Say how many lines contain the word "chart" and give no other text.

Input:

● ● ●

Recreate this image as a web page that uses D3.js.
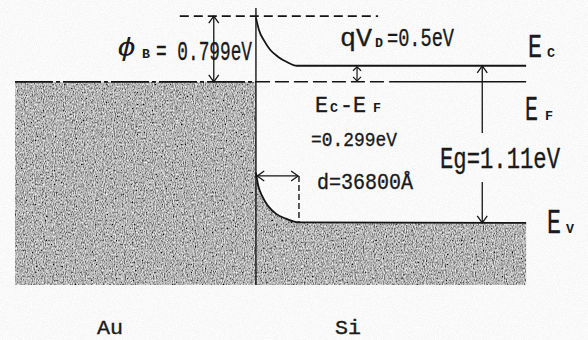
<!DOCTYPE html>
<html>
<head>
<meta charset="utf-8">
<script src="https://cdn.jsdelivr.net/npm/d3@7"></script>
<style>
  body { margin: 0; background: #f1f1f1; }
  svg { display: block; }
  text { font-family: "Liberation Mono", "DejaVu Sans Mono", monospace; fill: #1a1a1a;
         stroke: #1a1a1a; stroke-width: 0.35px; }
</style>
</head>
<body>
<div id="chart"></div>
<script>
// 1: DATA (schematic units: x in depletion widths d, energy relative to E_F)
const barrierTop = 1.23;   // metal E_F + phi_B
const ecBulk = 0.30;       // Ec - EF in bulk Si
const efLevel = 0;
const evBulk = -2.64;      // bulk valence band edge
const bottomLevel = -3.8;

// conduction band edge [x, E]
const cbEdge = [[0, 1.2], [0.07, 0.97], [0.19, 0.77], [0.33, 0.60], [0.51, 0.47],
                [0.72, 0.37], [0.95, 0.30], [6.28, 0.30]];
// valence band edge [x, E]
const vbEdge = [[0, -1.70], [0.05, -1.93], [0.14, -2.13], [0.28, -2.32], [0.47, -2.47],
                [0.70, -2.56], [1.0, -2.63], [6.28, -2.64]];

const labels = {
  phiB: "= 0.799eV", qVd: "=0.5eV", ecef: "=0.299eV",
  eg: "Eg=1.11eV", d: "d=36800Å", metal: "Au", semi: "Si"
};

// 2: SVG + SCALES
const W = 588, H = 340;
const svg = d3.select("#chart").append("svg").attr("width", W).attr("height", H);

const x = d3.scaleLinear().domain([-5.6, 6.3]).range([15, 527]);
const y = d3.scaleLinear().domain([-3.8, 1.53]).range([285, 0]);

// noise filters to mimic the scan
const defs = svg.append("defs");
const grain = defs.append("filter").attr("id", "grain")
    .attr("x", 0).attr("y", 0).attr("width", 1).attr("height", 1);
grain.append("feTurbulence").attr("type", "fractalNoise")
    .attr("baseFrequency", "0.9 0.5").attr("numOctaves", 2).attr("seed", 4).attr("result", "n");
grain.append("feColorMatrix").attr("in", "n").attr("type", "matrix")
    .attr("values", "1.4 0 0 0 -0.25  1.4 0 0 0 -0.25  1.4 0 0 0 -0.25  0 0 0 0 1").attr("result", "g");
grain.append("feComposite").attr("in", "g").attr("in2", "SourceGraphic").attr("operator", "in");

const paper = defs.append("filter").attr("id", "paper")
    .attr("x", 0).attr("y", 0).attr("width", 1).attr("height", 1);
paper.append("feTurbulence").attr("type", "fractalNoise")
    .attr("baseFrequency", 1.2).attr("numOctaves", 1).attr("seed", 9).attr("result", "n");
paper.append("feColorMatrix").attr("in", "n").attr("type", "matrix")
    .attr("values", "0.2 0 0 0 0.85  0.2 0 0 0 0.85  0.2 0 0 0 0.85  0 0 0 0 1");

svg.append("rect").attr("width", W).attr("height", H).attr("filter", "url(#paper)");

// 3: FILLED REGIONS
svg.append("rect")
    .attr("x", x(-5.6)).attr("y", y(efLevel))
    .attr("width", x(0) - x(-5.6)).attr("height", y(bottomLevel) - y(efLevel))
    .attr("fill", "#000").attr("filter", "url(#grain)");

const area = d3.area()
    .x(d => x(d[0])).y0(y(bottomLevel)).y1(d => y(d[1]))
    .curve(d3.curveMonotoneX);
svg.append("path").datum(vbEdge).attr("d", area)
    .attr("fill", "#000").attr("filter", "url(#grain)");

// 4: LINES
const ink = "#151515";
const line = d3.line().x(d => x(d[0])).y(d => y(d[1])).curve(d3.curveMonotoneX);

svg.append("path").datum(cbEdge).attr("d", line)
    .attr("fill", "none").attr("stroke", ink).attr("stroke-width", 1.8);
svg.append("path").datum(vbEdge).attr("d", line)
    .attr("fill", "none").attr("stroke", ink).attr("stroke-width", 1.8);

// interface
svg.append("line").attr("x1", x(0)).attr("x2", x(0))
    .attr("y1", y(1.38)).attr("y2", y(bottomLevel))
    .attr("stroke", ink).attr("stroke-width", 1.4);

// barrier-top dashed line
svg.append("line").attr("x1", x(-1.77)).attr("x2", x(2.84))
    .attr("y1", y(barrierTop)).attr("y2", y(barrierTop))
    .attr("stroke", ink).attr("stroke-width", 1.8).attr("stroke-dasharray", "9,5");

// Fermi level: dash-dot over the metal, dashed then solid in Si
svg.append("line").attr("x1", x(-5.6)).attr("x2", x(0))
    .attr("y1", y(efLevel)).attr("y2", y(efLevel))
    .attr("stroke", ink).attr("stroke-width", 1.8).attr("stroke-dasharray", "38,3,4,3");
svg.append("line").attr("x1", x(0)).attr("x2", x(3.1))
    .attr("y1", y(efLevel)).attr("y2", y(efLevel))
    .attr("stroke", ink).attr("stroke-width", 1.6).attr("stroke-dasharray", "14,5");
svg.append("line").attr("x1", x(3.1)).attr("x2", x(6.28))
    .attr("y1", y(efLevel)).attr("y2", y(efLevel))
    .attr("stroke", ink).attr("stroke-width", 1.6);

// depletion edge (dashed vertical)
svg.append("line").attr("x1", x(1)).attr("x2", x(1))
    .attr("y1", y(-1.76)).attr("y2", y(evBulk))
    .attr("stroke", ink).attr("stroke-width", 1.4).attr("stroke-dasharray", "6,3");

// 5: ARROWS
function head(px, py, dx, dy) {
  // open V arrowhead pointing in direction (dx, dy)
  const s = 7, w = 5;
  const bx = px - dx * s, by = py - dy * s;
  svg.append("path")
      .attr("d", `M${bx - dy * w},${by + dx * w}L${px},${py}L${bx + dy * w},${by - dx * w}`)
      .attr("fill", "none").attr("stroke", ink).attr("stroke-width", 1.3);
}
function vSeg(px, y1, y2) {
  svg.append("line").attr("x1", px).attr("x2", px).attr("y1", y1).attr("y2", y2)
      .attr("stroke", ink).attr("stroke-width", 1.3);
}

// phi_B arrow
vSeg(x(-0.98), y(barrierTop), y(efLevel));
head(x(-0.98), y(barrierTop), 0, -1);
head(x(-0.98), y(efLevel), 0, 1);

// Eg arrow, broken where the label sits
const egX = x(5.26);
vSeg(egX, y(ecBulk), 133);
vSeg(egX, 182, y(evBulk));
head(egX, y(ecBulk), 0, -1);
head(egX, y(evBulk), 0, 1);

// small Ec-EF double arrow
(function () {
  const px = x(2.35), y1 = y(ecBulk), y2 = y(efLevel);
  svg.append("line").attr("x1", px).attr("x2", px).attr("y1", y1 + 1).attr("y2", y2 - 1)
      .attr("stroke", ink).attr("stroke-width", 1.2);
  svg.append("path").attr("d", `M${px - 4},${y1 + 5}L${px},${y1 + 1}L${px + 4},${y1 + 5}`)
      .attr("fill", "none").attr("stroke", ink).attr("stroke-width", 1.2);
  svg.append("path").attr("d", `M${px - 4},${y2 - 5}L${px},${y2 - 1}L${px + 4},${y2 - 5}`)
      .attr("fill", "none").attr("stroke", ink).attr("stroke-width", 1.2);
})();

// d arrow
(function () {
  const py = y(-1.76), x1 = x(0.03), x2 = x(0.98);
  svg.append("line").attr("x1", x1).attr("x2", x2).attr("y1", py).attr("y2", py)
      .attr("stroke", ink).attr("stroke-width", 1.3);
  head(x1, py, -1, 0);
  head(x2, py, 1, 0);
})();

// 6: LABELS
function label(str, x0, base, capH, w) {
  return svg.append("text")
      .attr("x", x0).attr("y", base)
      .attr("font-size", capH / 0.62)
      .attr("textLength", w).attr("lengthAdjust", "spacingAndGlyphs")
      .text(str);
}
function sub(str, x0, base) {
  return svg.append("text")
      .attr("x", x0).attr("y", base)
      .attr("font-family", "DejaVu Sans").attr("font-weight", "bold")
      .attr("font-size", 13).style("stroke-width", 0)
      .attr("textLength", 8).attr("lengthAdjust", "spacingAndGlyphs")
      .text(str);
}

svg.append("text")
    .attr("x", 117).attr("y", 56)
    .attr("font-family", "DejaVu Serif").attr("font-style", "italic")
    .attr("font-size", 25).style("stroke-width", 0)
    .attr("textLength", 19).attr("lengthAdjust", "spacingAndGlyphs")
    .text("ϕ");
sub("B", 142, 58);
label(labels.phiB, 156, 60, 17, 96);

label("qV", 340, 46, 16, 32);
sub("D", 375, 47);
label(labels.qVd, 387, 46, 16, 67);

label("E", 528, 57, 21, 14);
sub("C", 547, 57);
label("E", 525, 120, 22, 13);
sub("F", 545, 120);
label("E", 547, 233, 22, 14);
sub("V", 566, 233);

label("E", 315, 112, 14, 13);
sub("C", 330, 112);
label("-E", 340, 112, 14, 26);
sub("F", 373, 112);
label(labels.ecef, 311, 146, 13, 86);

label(labels.eg, 440, 168, 18, 120);
label(labels.d, 317, 189, 14, 96);

label(labels.metal, 97, 334, 13, 26);
label(labels.semi, 335, 334, 13, 26);
</script>
</body>
</html>
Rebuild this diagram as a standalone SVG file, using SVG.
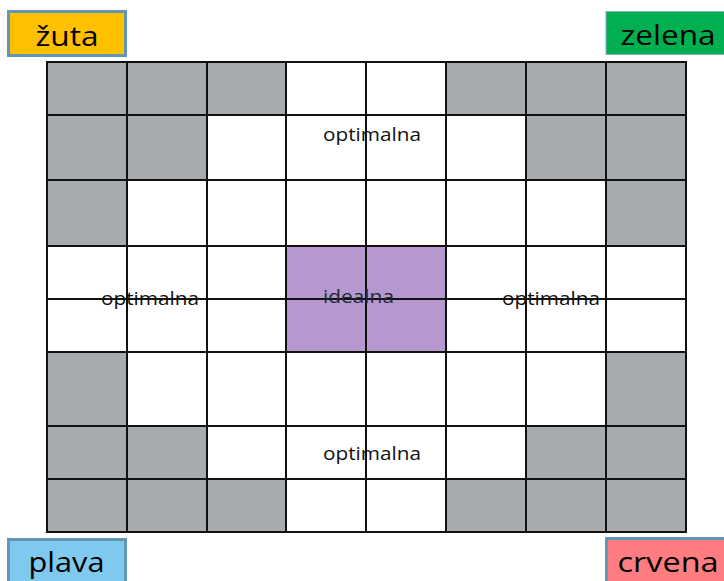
<svg xmlns="http://www.w3.org/2000/svg" width="724" height="581" viewBox="0 0 724 581">
  <style>
    .gray { fill: #A7ABAE; }
    .ideal { fill: #B598CF; }
    .grid line { stroke: #111; stroke-width: 2; }
    .lbl { font-family: "Open Sans", "Noto Sans", sans-serif; font-size: 28px; fill: #000; }
    .small { font-family: "Open Sans", "Noto Sans", sans-serif; font-size: 19px; fill: #111; }
    .thick { stroke: #6097B4; stroke-width: 3; }
  </style>
  <rect width="724" height="581" fill="#fff"/>

  <g id="cells">
    <rect class="gray" x="47" y="62" width="160" height="53"/>
    <rect class="gray" x="207" y="62" width="79" height="53"/>
    <rect class="gray" x="446" y="62" width="240" height="53"/>
    <rect class="gray" x="47" y="115" width="160" height="65"/>
    <rect class="gray" x="526" y="115" width="160" height="65"/>
    <rect class="gray" x="47" y="180" width="80" height="66"/>
    <rect class="gray" x="606" y="180" width="80" height="66"/>
    <rect class="ideal" x="286" y="246" width="160" height="106"/>
    <rect class="gray" x="47" y="352" width="80" height="74"/>
    <rect class="gray" x="606" y="352" width="80" height="74"/>
    <rect class="gray" x="47" y="426" width="160" height="53"/>
    <rect class="gray" x="526" y="426" width="160" height="53"/>
    <rect class="gray" x="47" y="479" width="239" height="53"/>
    <rect class="gray" x="446" y="479" width="240" height="53"/>
  </g>

  <g id="grid-lines" class="grid">
    <line x1="47" y1="61" x2="47" y2="533"/>
    <line x1="127" y1="61" x2="127" y2="533"/>
    <line x1="207" y1="61" x2="207" y2="533"/>
    <line x1="286" y1="61" x2="286" y2="533"/>
    <line x1="366" y1="61" x2="366" y2="533"/>
    <line x1="446" y1="61" x2="446" y2="533"/>
    <line x1="526" y1="61" x2="526" y2="533"/>
    <line x1="606" y1="61" x2="606" y2="533"/>
    <line x1="686" y1="61" x2="686" y2="533"/>
    <line x1="46" y1="62" x2="687" y2="62"/>
    <line x1="46" y1="115" x2="687" y2="115"/>
    <line x1="46" y1="180" x2="687" y2="180"/>
    <line x1="46" y1="246" x2="687" y2="246"/>
    <line x1="46" y1="299" x2="687" y2="299"/>
    <line x1="46" y1="352" x2="687" y2="352"/>
    <line x1="46" y1="426" x2="687" y2="426"/>
    <line x1="46" y1="479" x2="687" y2="479"/>
    <line x1="46" y1="532" x2="687" y2="532"/>
  </g>

  <g id="zone-labels">
    <text class="small" x="323" y="141" textLength="98" lengthAdjust="spacingAndGlyphs">optimalna</text>
    <text class="small" x="101" y="305" textLength="98" lengthAdjust="spacingAndGlyphs">optimalna</text>
    <text class="small" x="502" y="305" textLength="98" lengthAdjust="spacingAndGlyphs">optimalna</text>
    <text class="small" x="323" y="460" textLength="98" lengthAdjust="spacingAndGlyphs">optimalna</text>
    <text class="small" x="323" y="303" textLength="71" lengthAdjust="spacingAndGlyphs" style="fill:#262636">idealna</text>
  </g>

  <g id="zuta">
    <rect class="thick" x="8.5" y="11.5" width="117" height="44" fill="#FFC000"/>
    <text class="lbl" x="35.5" y="46" textLength="63" lengthAdjust="spacingAndGlyphs">žuta</text>
  </g>
  <g id="zelena">
    <rect x="606" y="11.5" width="130" height="43" fill="#00B050" stroke="#8FAACB" stroke-width="1"/>
    <text class="lbl" x="620.5" y="45" textLength="95" lengthAdjust="spacingAndGlyphs">zelena</text>
  </g>
  <g id="plava">
    <rect class="thick" x="8.5" y="539.5" width="117" height="60" fill="#7FC9EE"/>
    <text class="lbl" x="28.5" y="572" textLength="76" lengthAdjust="spacingAndGlyphs">plava</text>
  </g>
  <g id="crvena">
    <rect class="thick" x="606.5" y="538.5" width="130" height="60" fill="#FF7C80"/>
    <text class="lbl" x="617.5" y="572" textLength="101" lengthAdjust="spacingAndGlyphs">crvena</text>
  </g>
</svg>
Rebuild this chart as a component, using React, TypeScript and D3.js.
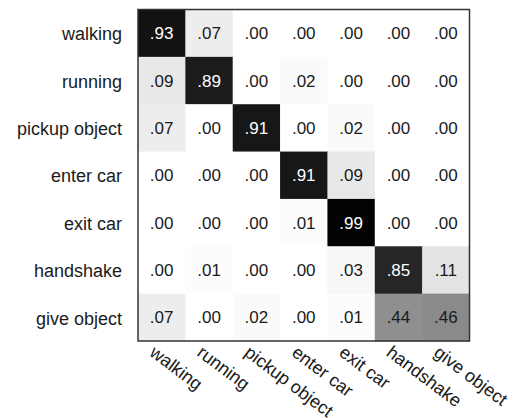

● ● ●

Right answer:
3